Tuesday, October 8, 2019

CST 311 W6


This week we learned about routing and forwarding, Dijkstra’s Routing Algorithm for Link-state, the Distance Vector Routing Algorithm, intra-As Routing and OSPF, routing among ISPs and BGP, software defined networking, ICMP and traceroute, network management and SNMP.  

The two network-layer functions are forwarding in the data plane, and routing in the control plane.  Forwarding is where packets are moved from the routers input to the routers output. Routing is where the source to destination route taken by packets is determined. There are two ways to structure the network control plane: per-router control/traditional or using a logically centralized control/software defined networking. The per-router control plane is where routing algorithms in every router interact to make forwarding tables. In the logically centralized control plane, a remote controller interacts with the control agents in routers to make the forwarding tables.
            Dijkstra’s routing algorithm is a link-state routing algorithm where link costs are known to all of the nodes and they complete the least cost paths from a starting/source node to all of the other nodes, repeating k times. The algorithms complexity is O(n^2) and O(nlogn) in the best case.

            The Distance Vector Algorithm is where each node sends its cost to its neighbors and updates its own cost with the Bellman-Ford equation where the least-cost path from x to y is computed by the minimum value of the cost to its neighbor added to the cost from the neighbor to the destination. This algorithm is iterative due to the local link cost change, distributed because of the changes only occurring when a DV is changed, and asynchronous because of the update message from the neighbor. Due to its distributed nature, a cost change can result in a cascading effect to the other nodes and may result in a count to infinity problem.

            Intra-AS routing is where routing is among hosts and routers in the same AS/network. They all run the same intra-domain protocol but routers in different AS run different intra-domain routing protocols. The gateway router at the edge of the network links to the other routers in the other AS’es. Intra-As Routing is also known as interior gateway protocols (IGP): including Routing Information Protocol (RIP), Open Shortest Path First (IS-IS or OSPF), and Interior Gateway Routing Protocol (IGRP Cisco property until 2016)
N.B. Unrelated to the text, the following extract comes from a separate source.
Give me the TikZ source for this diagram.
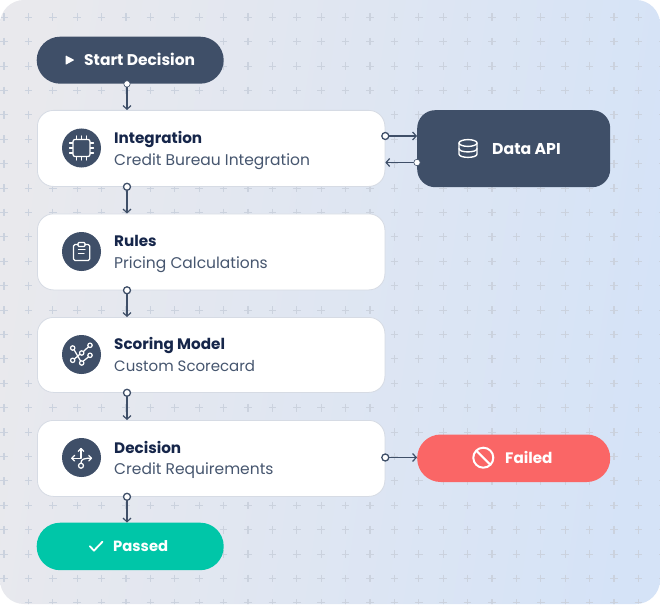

Inter-AS routing is the routing between the various AS’es including the gateways to perform inter-domain routing. The different AS finds what destinations are reachable and propagate reachability to all routers in AS1.

In OSPF, it is open source and uses the link-state algorithm to link the state packet distribution, make a topology map, and compute the route with Dijkstra’s algorithm. It floods the link-state ads to all other routers in the AS by IP.